Makgadikgadi Salt Pans and Central Kalahari Game Reserve


This area has a collection of salt pans that cover a total surface area of 30 000 km2, making it the largest salt pans in the world and one of the former largest inland sea in the world. It is a UNESCO World Heritage Site, very important for breeding of flamingoes and renowned for its seasonal Zebra migration. Mammals here include huge herds of Plains Zebra and Blue Wildebeest, Oryx, Springbok, Red Hartebeest, Lion, Leopard among others. Birding specials include Abdim’s stork, Black bustard, Black-faced Waxbill, Bronze-winged Courser, Burchell’s Coucal, Burchell’s Courser, Dusky lark, Great white Pelican, Greater Flamingo, Hartlaub’s Babbler, Kori Bustard, Lesser Flamingo, Martial Eagle, Meyer’s Parrot, Pink-backed Pelican, Red-necked Falcon, Saddle-billed Stork, Secretary Bird, Temminck’s Courser, Violet-eared Waxbill, Wattled crane, White-browed Robin-chat among others. Activities are centered on game drives, walking safaris and visiting the San (Bushmen) people.


Nxai Pan


Located in the northeastern part of Botswana, the Nxai Pan National Park covers an area of 2578 km2. Large herds of Plains Zebra, Blue Wildebeest, Springbok and Oryx attract many predators like Lion, Cheetah and both Brown and Spotted Hyeana.
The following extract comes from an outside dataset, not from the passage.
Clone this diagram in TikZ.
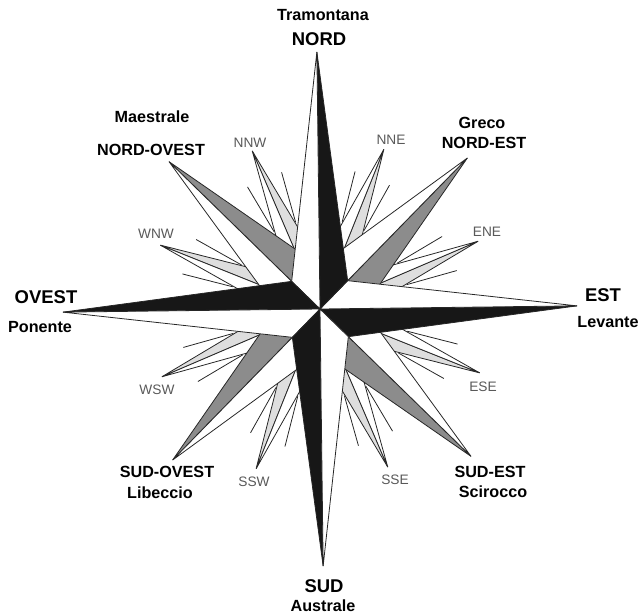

Birding is similar to Makgadikgadi Pans, since it is part of it. Birding specials include Montagu’s Harrier, Pallid Harrier, Pink-billed Lark and rare ones include  Lesser Black-backed Gull, Black-tailed Godwit, Thrush Nightingale among others. Activities are centered on game drives and bush walks with the San trackers.


Tuli Block


This massive area comprises of different concessions, some privately owned and totaling an area of 800 000 hectares. The Tuli Block is situated in eastern Botswana within a narrow strip along the Limpopo River in the border triangle of Botswana, South Africa and Zimbabwe. Various mammals occur here including Waterbuck, Eland, Elephant, Cheetah, Lion, Leopard, Caracal, Aardwolf, Spotted Hyeana and Black-backed Jackal among others. Birding specials include African Hawk Eagle, Ayres’s Hawk Eagle, Booted Eagle, Allen’s Gallinule, Dusky Lark, Miombo Pied Barbet, Mocking Cliff Chat, Pel’s Fishing-owl, Southern Ground Hornbill, Spotted Crake, Yellow-breasted Apalis. This area offers a range of activities including game drives, walking safaris, hiking, cycling, horse riding among others.


Kgalagadi Transfrontier National Park


Previously comprising of two adjacent national parks: The Kalahari Gemsbok National Park in South Africa and Gemsbok National Park in Botswana, the current Transfrontier National Park has been merged to create a massive 38 000 km2 (14,670 sq mi) area with great wildlife diversity. This wilderness reserve, has huge herds of Springbok, Oryx, Red Hartebeest among other antelopes hence boasts a large population of Lion, Cheetah and Leopard, offering excellent sightings of predators. Both Brown and Spotted Hyeana occur in large numbers. Bird species include Red-necked Falcon, Orange River Francolin, Monotonous Lark, Eastern Clapper Lark, Rufous-eared Warbler, Kalahari Scrub Robin among others. A wide range of activities are offered here including game drives, 4 x 4 Wilderness drives, Mobile Camping, Sand Dune climbing, Sand boarding, Camel ride, Quad biking among others.


Khama Rhino Sanctuary


This 4 300 ha Kalahari Reserve was established in 1992 to conserve vanishing populations of Rhinos. In addition to rhinos, the sanctuary is home to several endangered and rare species as well as a variety of wildlife, including the African Wild Dog, Caracal, Aardvark, Leopard, Cheetah, Plains Zebra, Blue Wildebeest, Southern Giraffe, Eland, Springbok, Common Impala, Oryx, Greater Kudu, Steenbok, Red Hartebeest among others. Guided night drives around here might yield the African wild cat, Caracal, Small spotted Genet, Black-backed Jackal, Bat-eared Fox, Brown Hyeana, Common Duiker among other nocturnal species.